GIVEN INSTRUCTION:
Repeat exactly, and only, the lines below starting at the line that contains "Reproduce this chart with matplotlib." and ending at the line that contains "ax.set_ylim(5, 200)", inclusive of both.

[Source code of charts]
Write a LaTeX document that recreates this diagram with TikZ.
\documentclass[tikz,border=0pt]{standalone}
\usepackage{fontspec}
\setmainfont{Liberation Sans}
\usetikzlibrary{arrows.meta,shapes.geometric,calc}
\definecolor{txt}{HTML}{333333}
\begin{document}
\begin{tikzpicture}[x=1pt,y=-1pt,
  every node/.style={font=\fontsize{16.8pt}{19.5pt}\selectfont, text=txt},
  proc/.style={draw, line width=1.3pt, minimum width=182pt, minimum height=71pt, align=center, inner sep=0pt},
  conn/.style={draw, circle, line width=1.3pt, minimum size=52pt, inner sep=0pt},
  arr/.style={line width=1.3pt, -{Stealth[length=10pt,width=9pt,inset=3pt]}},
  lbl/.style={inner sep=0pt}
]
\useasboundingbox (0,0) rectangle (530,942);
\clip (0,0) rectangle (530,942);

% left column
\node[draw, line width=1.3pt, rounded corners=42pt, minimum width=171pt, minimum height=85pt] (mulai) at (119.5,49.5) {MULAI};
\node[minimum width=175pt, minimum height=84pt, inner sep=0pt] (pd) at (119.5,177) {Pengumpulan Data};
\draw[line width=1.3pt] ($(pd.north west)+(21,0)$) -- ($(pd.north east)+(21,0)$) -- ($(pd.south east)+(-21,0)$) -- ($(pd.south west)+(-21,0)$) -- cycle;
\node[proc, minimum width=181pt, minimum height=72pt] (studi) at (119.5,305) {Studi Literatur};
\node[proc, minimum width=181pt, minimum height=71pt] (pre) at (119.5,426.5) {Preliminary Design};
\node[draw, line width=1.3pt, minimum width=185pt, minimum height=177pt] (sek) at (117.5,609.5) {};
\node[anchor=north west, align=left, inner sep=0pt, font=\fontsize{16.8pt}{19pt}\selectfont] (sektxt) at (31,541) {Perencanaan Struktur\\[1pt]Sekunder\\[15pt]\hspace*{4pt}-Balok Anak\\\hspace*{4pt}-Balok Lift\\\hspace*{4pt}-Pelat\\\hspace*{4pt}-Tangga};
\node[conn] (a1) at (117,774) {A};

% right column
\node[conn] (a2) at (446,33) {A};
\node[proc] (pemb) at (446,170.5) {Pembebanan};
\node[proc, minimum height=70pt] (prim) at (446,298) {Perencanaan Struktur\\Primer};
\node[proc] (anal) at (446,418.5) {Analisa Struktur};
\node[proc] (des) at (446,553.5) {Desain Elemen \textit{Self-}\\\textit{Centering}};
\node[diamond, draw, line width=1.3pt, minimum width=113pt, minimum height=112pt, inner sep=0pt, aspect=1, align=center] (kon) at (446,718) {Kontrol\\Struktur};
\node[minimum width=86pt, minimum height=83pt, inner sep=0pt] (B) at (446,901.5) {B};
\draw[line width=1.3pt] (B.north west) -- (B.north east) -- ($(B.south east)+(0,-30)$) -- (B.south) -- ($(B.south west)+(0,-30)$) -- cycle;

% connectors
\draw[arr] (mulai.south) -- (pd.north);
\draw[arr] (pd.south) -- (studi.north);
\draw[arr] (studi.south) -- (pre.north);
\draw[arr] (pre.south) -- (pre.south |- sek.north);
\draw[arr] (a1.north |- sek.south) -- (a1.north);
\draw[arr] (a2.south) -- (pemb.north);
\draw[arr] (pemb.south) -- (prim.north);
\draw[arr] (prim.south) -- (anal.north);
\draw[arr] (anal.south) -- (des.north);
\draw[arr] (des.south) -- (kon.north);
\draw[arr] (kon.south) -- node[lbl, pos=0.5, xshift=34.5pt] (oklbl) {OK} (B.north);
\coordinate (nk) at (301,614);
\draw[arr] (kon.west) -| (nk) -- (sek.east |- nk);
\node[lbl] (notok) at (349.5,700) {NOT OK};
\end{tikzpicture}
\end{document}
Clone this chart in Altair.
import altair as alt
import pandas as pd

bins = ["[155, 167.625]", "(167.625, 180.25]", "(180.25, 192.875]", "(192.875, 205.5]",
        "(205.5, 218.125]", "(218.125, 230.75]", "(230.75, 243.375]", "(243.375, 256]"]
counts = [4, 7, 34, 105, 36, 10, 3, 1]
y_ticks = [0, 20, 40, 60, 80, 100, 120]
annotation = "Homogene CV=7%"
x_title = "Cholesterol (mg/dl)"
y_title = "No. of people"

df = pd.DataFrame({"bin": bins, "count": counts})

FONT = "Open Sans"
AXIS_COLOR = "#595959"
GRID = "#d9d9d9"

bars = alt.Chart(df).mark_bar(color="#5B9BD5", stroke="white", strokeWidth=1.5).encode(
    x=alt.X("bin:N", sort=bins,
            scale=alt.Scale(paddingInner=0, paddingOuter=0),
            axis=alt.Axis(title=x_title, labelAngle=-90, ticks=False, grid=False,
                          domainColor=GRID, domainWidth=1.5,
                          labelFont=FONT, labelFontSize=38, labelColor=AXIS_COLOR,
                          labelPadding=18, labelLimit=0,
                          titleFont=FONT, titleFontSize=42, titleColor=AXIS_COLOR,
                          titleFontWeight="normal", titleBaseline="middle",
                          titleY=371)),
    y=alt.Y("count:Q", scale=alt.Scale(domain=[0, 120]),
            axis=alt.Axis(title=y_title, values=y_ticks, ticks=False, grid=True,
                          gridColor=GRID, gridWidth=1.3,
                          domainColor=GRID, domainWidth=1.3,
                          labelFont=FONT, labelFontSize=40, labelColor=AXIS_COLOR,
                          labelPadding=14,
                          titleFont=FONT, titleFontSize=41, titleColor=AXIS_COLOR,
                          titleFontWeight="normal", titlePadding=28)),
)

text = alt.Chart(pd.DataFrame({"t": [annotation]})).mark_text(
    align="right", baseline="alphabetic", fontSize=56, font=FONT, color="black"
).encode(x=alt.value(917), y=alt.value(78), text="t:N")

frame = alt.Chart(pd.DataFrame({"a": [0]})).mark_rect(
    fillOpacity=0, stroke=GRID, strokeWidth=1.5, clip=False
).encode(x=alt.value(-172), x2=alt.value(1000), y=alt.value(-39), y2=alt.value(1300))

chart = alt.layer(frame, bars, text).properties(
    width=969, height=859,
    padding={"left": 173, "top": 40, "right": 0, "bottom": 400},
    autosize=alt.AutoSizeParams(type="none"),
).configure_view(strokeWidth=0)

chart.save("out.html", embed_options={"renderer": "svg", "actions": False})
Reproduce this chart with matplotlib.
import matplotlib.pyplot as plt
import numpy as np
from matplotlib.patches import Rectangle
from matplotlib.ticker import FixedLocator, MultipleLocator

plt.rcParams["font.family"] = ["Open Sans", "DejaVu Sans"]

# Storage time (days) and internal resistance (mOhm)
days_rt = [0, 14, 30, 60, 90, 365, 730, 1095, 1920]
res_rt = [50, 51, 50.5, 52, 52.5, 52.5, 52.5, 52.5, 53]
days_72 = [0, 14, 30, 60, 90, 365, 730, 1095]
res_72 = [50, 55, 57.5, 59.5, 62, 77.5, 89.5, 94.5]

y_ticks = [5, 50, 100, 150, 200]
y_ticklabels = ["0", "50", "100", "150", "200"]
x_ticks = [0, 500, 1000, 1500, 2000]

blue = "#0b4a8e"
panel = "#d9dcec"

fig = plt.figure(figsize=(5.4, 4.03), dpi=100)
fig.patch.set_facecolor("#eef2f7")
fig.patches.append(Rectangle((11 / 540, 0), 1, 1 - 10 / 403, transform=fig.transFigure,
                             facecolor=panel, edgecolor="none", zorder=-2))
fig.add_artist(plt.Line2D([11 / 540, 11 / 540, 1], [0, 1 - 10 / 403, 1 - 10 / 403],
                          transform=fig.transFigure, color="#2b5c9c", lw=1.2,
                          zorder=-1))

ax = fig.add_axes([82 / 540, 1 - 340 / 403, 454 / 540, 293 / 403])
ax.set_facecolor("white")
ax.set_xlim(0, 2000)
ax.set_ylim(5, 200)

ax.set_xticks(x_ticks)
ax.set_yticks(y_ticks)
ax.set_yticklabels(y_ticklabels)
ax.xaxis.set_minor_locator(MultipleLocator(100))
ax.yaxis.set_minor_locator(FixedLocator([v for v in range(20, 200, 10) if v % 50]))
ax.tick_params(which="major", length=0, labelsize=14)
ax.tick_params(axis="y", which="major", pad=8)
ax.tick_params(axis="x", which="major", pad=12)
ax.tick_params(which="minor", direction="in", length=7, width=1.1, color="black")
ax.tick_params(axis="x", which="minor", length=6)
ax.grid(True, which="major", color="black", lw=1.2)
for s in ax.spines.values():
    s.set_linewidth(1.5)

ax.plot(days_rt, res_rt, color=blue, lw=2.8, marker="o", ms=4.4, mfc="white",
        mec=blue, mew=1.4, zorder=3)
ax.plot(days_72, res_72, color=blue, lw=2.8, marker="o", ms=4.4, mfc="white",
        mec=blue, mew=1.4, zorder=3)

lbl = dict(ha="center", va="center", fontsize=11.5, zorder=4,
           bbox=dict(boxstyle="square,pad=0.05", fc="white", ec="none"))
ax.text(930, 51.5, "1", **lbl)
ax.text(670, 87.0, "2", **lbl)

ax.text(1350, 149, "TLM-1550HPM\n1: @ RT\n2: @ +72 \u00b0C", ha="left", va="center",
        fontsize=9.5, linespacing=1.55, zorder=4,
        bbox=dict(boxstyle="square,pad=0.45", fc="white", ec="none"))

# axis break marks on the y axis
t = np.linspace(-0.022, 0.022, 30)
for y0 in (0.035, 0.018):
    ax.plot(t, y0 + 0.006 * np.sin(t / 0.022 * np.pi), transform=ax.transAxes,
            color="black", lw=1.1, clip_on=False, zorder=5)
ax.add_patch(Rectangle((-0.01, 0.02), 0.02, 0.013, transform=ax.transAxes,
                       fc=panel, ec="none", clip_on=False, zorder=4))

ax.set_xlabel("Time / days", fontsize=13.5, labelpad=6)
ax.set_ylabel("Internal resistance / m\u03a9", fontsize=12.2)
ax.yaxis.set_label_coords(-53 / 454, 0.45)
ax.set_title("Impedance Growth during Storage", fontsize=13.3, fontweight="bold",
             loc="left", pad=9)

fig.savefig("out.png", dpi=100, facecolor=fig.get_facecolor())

CORRECT ANSWER:
Reproduce this chart with matplotlib.
import matplotlib.pyplot as plt
import numpy as np
from matplotlib.patches import Rectangle
from matplotlib.ticker import FixedLocator, MultipleLocator

plt.rcParams["font.family"] = ["Open Sans", "DejaVu Sans"]

# Storage time (days) and internal resistance (mOhm)
days_rt = [0, 14, 30, 60, 90, 365, 730, 1095, 1920]
res_rt = [50, 51, 50.5, 52, 52.5, 52.5, 52.5, 52.5, 53]
days_72 = [0, 14, 30, 60, 90, 365, 730, 1095]
res_72 = [50, 55, 57.5, 59.5, 62, 77.5, 89.5, 94.5]

y_ticks = [5, 50, 100, 150, 200]
y_ticklabels = ["0", "50", "100", "150", "200"]
x_ticks = [0, 500, 1000, 1500, 2000]

blue = "#0b4a8e"
panel = "#d9dcec"

fig = plt.figure(figsize=(5.4, 4.03), dpi=100)
fig.patch.set_facecolor("#eef2f7")
fig.patches.append(Rectangle((11 / 540, 0), 1, 1 - 10 / 403, transform=fig.transFigure,
                             facecolor=panel, edgecolor="none", zorder=-2))
fig.add_artist(plt.Line2D([11 / 540, 11 / 540, 1], [0, 1 - 10 / 403, 1 - 10 / 403],
                          transform=fig.transFigure, color="#2b5c9c", lw=1.2,
                          zorder=-1))

ax = fig.add_axes([82 / 540, 1 - 340 / 403, 454 / 540, 293 / 403])
ax.set_facecolor("white")
ax.set_xlim(0, 2000)
ax.set_ylim(5, 200)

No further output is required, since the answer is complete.